Given problem -> State how many lines in the listing below include the word "drawn", and add nothing besides the number.

Given data ->
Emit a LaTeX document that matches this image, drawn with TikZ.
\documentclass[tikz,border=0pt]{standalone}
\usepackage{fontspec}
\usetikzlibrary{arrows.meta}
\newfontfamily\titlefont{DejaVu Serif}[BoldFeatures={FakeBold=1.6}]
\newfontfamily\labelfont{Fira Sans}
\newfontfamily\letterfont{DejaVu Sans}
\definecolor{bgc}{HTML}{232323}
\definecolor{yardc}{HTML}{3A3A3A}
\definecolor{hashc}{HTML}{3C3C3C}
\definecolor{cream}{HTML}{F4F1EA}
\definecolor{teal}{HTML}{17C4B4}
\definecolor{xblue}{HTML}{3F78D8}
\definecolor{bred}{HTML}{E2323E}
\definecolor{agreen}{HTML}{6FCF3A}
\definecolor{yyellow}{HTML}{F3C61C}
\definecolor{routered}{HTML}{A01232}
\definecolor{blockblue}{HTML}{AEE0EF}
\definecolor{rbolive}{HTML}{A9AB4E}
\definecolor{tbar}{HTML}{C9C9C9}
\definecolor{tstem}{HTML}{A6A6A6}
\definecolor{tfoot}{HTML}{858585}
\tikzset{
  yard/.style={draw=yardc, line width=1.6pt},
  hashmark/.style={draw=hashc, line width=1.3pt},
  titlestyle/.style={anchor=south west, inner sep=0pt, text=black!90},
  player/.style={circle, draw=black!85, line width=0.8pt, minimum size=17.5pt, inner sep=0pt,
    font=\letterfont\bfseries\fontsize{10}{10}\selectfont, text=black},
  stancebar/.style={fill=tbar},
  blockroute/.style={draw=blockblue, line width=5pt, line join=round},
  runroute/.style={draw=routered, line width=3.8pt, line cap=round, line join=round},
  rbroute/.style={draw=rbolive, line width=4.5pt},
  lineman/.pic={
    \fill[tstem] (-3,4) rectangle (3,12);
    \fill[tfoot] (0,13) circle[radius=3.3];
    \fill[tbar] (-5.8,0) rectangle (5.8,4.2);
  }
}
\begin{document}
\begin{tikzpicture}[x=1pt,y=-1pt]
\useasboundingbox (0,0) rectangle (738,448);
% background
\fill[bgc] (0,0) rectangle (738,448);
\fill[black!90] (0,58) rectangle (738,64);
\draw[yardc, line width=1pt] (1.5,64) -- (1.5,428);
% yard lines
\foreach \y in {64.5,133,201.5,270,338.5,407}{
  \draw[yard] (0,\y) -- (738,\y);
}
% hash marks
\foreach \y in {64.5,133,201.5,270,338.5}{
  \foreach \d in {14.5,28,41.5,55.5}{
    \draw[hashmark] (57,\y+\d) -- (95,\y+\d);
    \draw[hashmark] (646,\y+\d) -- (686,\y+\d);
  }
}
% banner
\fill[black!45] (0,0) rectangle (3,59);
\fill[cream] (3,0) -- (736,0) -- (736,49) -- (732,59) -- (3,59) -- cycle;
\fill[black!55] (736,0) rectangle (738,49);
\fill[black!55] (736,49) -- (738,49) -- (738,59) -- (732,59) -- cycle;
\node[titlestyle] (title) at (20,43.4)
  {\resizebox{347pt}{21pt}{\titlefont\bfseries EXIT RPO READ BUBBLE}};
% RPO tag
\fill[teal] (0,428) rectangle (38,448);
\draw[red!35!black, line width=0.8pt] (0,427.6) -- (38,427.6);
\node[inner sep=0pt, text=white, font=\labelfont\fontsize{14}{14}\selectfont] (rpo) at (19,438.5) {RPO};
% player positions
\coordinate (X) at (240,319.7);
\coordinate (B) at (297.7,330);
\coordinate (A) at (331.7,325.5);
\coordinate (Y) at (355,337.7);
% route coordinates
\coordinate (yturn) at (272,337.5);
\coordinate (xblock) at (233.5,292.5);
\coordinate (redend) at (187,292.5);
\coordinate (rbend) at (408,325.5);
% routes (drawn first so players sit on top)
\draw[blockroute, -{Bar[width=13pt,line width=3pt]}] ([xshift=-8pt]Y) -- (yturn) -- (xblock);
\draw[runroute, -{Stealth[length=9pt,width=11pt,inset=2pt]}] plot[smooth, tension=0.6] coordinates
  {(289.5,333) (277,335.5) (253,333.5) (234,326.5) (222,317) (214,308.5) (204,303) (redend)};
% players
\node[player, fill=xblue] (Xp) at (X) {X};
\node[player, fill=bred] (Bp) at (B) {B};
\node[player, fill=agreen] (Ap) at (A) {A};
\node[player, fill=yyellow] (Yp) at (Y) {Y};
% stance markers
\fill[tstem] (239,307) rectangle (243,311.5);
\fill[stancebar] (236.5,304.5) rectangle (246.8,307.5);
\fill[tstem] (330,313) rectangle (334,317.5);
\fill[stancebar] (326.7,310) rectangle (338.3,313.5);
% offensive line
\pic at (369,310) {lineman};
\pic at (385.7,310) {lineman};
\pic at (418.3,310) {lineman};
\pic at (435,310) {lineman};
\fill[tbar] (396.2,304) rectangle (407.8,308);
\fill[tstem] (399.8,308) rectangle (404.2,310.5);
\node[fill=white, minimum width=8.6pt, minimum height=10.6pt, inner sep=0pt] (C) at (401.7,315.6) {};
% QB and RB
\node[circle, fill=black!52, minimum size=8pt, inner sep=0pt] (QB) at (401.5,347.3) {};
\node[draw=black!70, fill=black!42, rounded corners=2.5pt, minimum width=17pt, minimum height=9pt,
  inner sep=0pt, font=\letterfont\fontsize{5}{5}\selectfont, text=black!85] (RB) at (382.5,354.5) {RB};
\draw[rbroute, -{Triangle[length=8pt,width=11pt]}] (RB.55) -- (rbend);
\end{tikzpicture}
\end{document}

Solution for this problem -> 2